Data block =>
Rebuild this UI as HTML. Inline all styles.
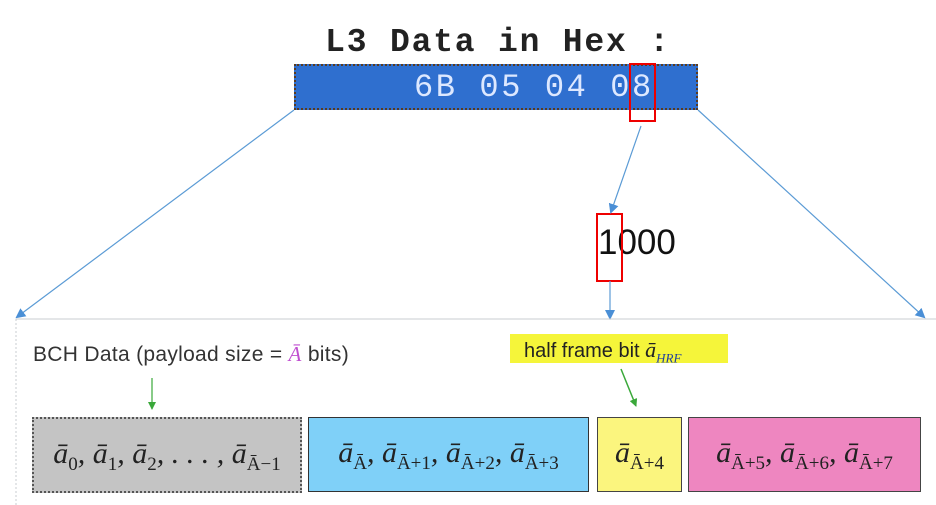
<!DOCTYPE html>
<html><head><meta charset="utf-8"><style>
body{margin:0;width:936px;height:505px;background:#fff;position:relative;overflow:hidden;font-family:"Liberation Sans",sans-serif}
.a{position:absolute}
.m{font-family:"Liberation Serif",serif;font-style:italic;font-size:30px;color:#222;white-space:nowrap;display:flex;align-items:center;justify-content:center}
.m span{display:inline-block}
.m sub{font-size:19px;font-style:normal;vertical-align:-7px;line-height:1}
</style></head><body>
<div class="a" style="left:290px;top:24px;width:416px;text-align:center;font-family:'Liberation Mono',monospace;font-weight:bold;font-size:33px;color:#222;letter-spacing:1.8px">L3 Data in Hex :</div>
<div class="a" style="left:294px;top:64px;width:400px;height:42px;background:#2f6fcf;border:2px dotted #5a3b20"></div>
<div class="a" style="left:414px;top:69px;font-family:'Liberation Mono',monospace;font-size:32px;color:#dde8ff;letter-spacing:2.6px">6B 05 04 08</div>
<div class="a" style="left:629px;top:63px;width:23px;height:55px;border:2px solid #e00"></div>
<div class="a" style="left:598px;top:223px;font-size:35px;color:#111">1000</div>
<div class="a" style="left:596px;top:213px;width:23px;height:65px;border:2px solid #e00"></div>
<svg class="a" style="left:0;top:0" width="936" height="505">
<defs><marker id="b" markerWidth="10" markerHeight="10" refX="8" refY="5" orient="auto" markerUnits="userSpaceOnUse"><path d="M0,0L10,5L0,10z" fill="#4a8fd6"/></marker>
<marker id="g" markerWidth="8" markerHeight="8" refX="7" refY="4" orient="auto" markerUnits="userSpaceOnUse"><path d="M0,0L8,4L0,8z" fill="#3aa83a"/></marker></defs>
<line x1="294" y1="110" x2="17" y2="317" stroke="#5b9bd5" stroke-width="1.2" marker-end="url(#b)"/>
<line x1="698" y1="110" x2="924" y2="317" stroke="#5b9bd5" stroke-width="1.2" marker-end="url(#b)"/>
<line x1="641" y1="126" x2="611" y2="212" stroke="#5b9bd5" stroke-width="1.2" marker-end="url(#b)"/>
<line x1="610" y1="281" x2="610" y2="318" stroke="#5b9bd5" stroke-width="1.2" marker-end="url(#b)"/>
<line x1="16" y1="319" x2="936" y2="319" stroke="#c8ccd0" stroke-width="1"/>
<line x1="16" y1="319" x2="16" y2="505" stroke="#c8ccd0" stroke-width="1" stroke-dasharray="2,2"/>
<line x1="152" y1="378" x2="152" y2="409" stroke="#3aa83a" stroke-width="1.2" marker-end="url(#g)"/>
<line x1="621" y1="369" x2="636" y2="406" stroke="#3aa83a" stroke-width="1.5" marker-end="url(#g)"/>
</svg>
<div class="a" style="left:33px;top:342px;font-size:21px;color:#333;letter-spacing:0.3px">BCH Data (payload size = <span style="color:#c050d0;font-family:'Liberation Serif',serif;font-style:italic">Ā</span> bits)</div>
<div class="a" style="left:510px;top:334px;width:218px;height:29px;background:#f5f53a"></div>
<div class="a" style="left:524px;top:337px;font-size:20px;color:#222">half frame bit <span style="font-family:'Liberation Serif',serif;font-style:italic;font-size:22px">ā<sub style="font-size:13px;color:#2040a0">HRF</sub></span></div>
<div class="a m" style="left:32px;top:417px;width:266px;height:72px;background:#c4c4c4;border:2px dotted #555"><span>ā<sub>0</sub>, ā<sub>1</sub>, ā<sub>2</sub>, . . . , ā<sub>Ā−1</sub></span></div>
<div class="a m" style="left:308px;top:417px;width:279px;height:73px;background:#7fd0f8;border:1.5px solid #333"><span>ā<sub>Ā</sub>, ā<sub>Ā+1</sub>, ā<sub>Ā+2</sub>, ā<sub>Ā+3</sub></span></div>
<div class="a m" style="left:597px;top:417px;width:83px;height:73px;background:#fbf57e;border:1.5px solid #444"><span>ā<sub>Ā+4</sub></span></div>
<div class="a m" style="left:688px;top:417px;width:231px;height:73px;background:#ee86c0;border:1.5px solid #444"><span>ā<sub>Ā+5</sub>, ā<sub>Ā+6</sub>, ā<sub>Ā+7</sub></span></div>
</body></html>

Goal => Make an exact copy of the data, leaving its pictures out.

Answer to this exercise =>
Rebuild this UI as HTML. Inline all styles.
<!DOCTYPE html>
<html><head><meta charset="utf-8"><style>
body{margin:0;width:936px;height:505px;background:#fff;position:relative;overflow:hidden;font-family:"Liberation Sans",sans-serif}
.a{position:absolute}
.m{font-family:"Liberation Serif",serif;font-style:italic;font-size:30px;color:#222;white-space:nowrap;display:flex;align-items:center;justify-content:center}
.m span{display:inline-block}
.m sub{font-size:19px;font-style:normal;vertical-align:-7px;line-height:1}
</style></head><body>
<div class="a" style="left:290px;top:24px;width:416px;text-align:center;font-family:'Liberation Mono',monospace;font-weight:bold;font-size:33px;color:#222;letter-spacing:1.8px">L3 Data in Hex :</div>
<div class="a" style="left:294px;top:64px;width:400px;height:42px;background:#2f6fcf;border:2px dotted #5a3b20"></div>
<div class="a" style="left:414px;top:69px;font-family:'Liberation Mono',monospace;font-size:32px;color:#dde8ff;letter-spacing:2.6px">6B 05 04 08</div>
<div class="a" style="left:629px;top:63px;width:23px;height:55px;border:2px solid #e00"></div>
<div class="a" style="left:598px;top:223px;font-size:35px;color:#111">1000</div>
<div class="a" style="left:596px;top:213px;width:23px;height:65px;border:2px solid #e00"></div>
<svg class="a" style="left:0;top:0" width="936" height="505">
<defs><marker id="b" markerWidth="10" markerHeight="10" refX="8" refY="5" orient="auto" markerUnits="userSpaceOnUse"><path d="M0,0L10,5L0,10z" fill="#4a8fd6"/></marker>
<marker id="g" markerWidth="8" markerHeight="8" refX="7" refY="4" orient="auto" markerUnits="userSpaceOnUse"><path d="M0,0L8,4L0,8z" fill="#3aa83a"/></marker></defs>
<line x1="294" y1="110" x2="17" y2="317" stroke="#5b9bd5" stroke-width="1.2" marker-end="url(#b)"/>
<line x1="698" y1="110" x2="924" y2="317" stroke="#5b9bd5" stroke-width="1.2" marker-end="url(#b)"/>
<line x1="641" y1="126" x2="611" y2="212" stroke="#5b9bd5" stroke-width="1.2" marker-end="url(#b)"/>
<line x1="610" y1="281" x2="610" y2="318" stroke="#5b9bd5" stroke-width="1.2" marker-end="url(#b)"/>
<line x1="16" y1="319" x2="936" y2="319" stroke="#c8ccd0" stroke-width="1"/>
<line x1="16" y1="319" x2="16" y2="505" stroke="#c8ccd0" stroke-width="1" stroke-dasharray="2,2"/>
<line x1="152" y1="378" x2="152" y2="409" stroke="#3aa83a" stroke-width="1.2" marker-end="url(#g)"/>
<line x1="621" y1="369" x2="636" y2="406" stroke="#3aa83a" stroke-width="1.5" marker-end="url(#g)"/>
</svg>
<div class="a" style="left:33px;top:342px;font-size:21px;color:#333;letter-spacing:0.3px">BCH Data (payload size = <span style="color:#c050d0;font-family:'Liberation Serif',serif;font-style:italic">Ā</span> bits)</div>
<div class="a" style="left:510px;top:334px;width:218px;height:29px;background:#f5f53a"></div>
<div class="a" style="left:524px;top:337px;font-size:20px;color:#222">half frame bit <span style="font-family:'Liberation Serif',serif;font-style:italic;font-size:22px">ā<sub style="font-size:13px;color:#2040a0">HRF</sub></span></div>
<div class="a m" style="left:32px;top:417px;width:266px;height:72px;background:#c4c4c4;border:2px dotted #555"><span>ā<sub>0</sub>, ā<sub>1</sub>, ā<sub>2</sub>, . . . , ā<sub>Ā−1</sub></span></div>
<div class="a m" style="left:308px;top:417px;width:279px;height:73px;background:#7fd0f8;border:1.5px solid #333"><span>ā<sub>Ā</sub>, ā<sub>Ā+1</sub>, ā<sub>Ā+2</sub>, ā<sub>Ā+3</sub></span></div>
<div class="a m" style="left:597px;top:417px;width:83px;height:73px;background:#fbf57e;border:1.5px solid #444"><span>ā<sub>Ā+4</sub></span></div>
<div class="a m" style="left:688px;top:417px;width:231px;height:73px;background:#ee86c0;border:1.5px solid #444"><span>ā<sub>Ā+5</sub>, ā<sub>Ā+6</sub>, ā<sub>Ā+7</sub></span></div>
</body></html>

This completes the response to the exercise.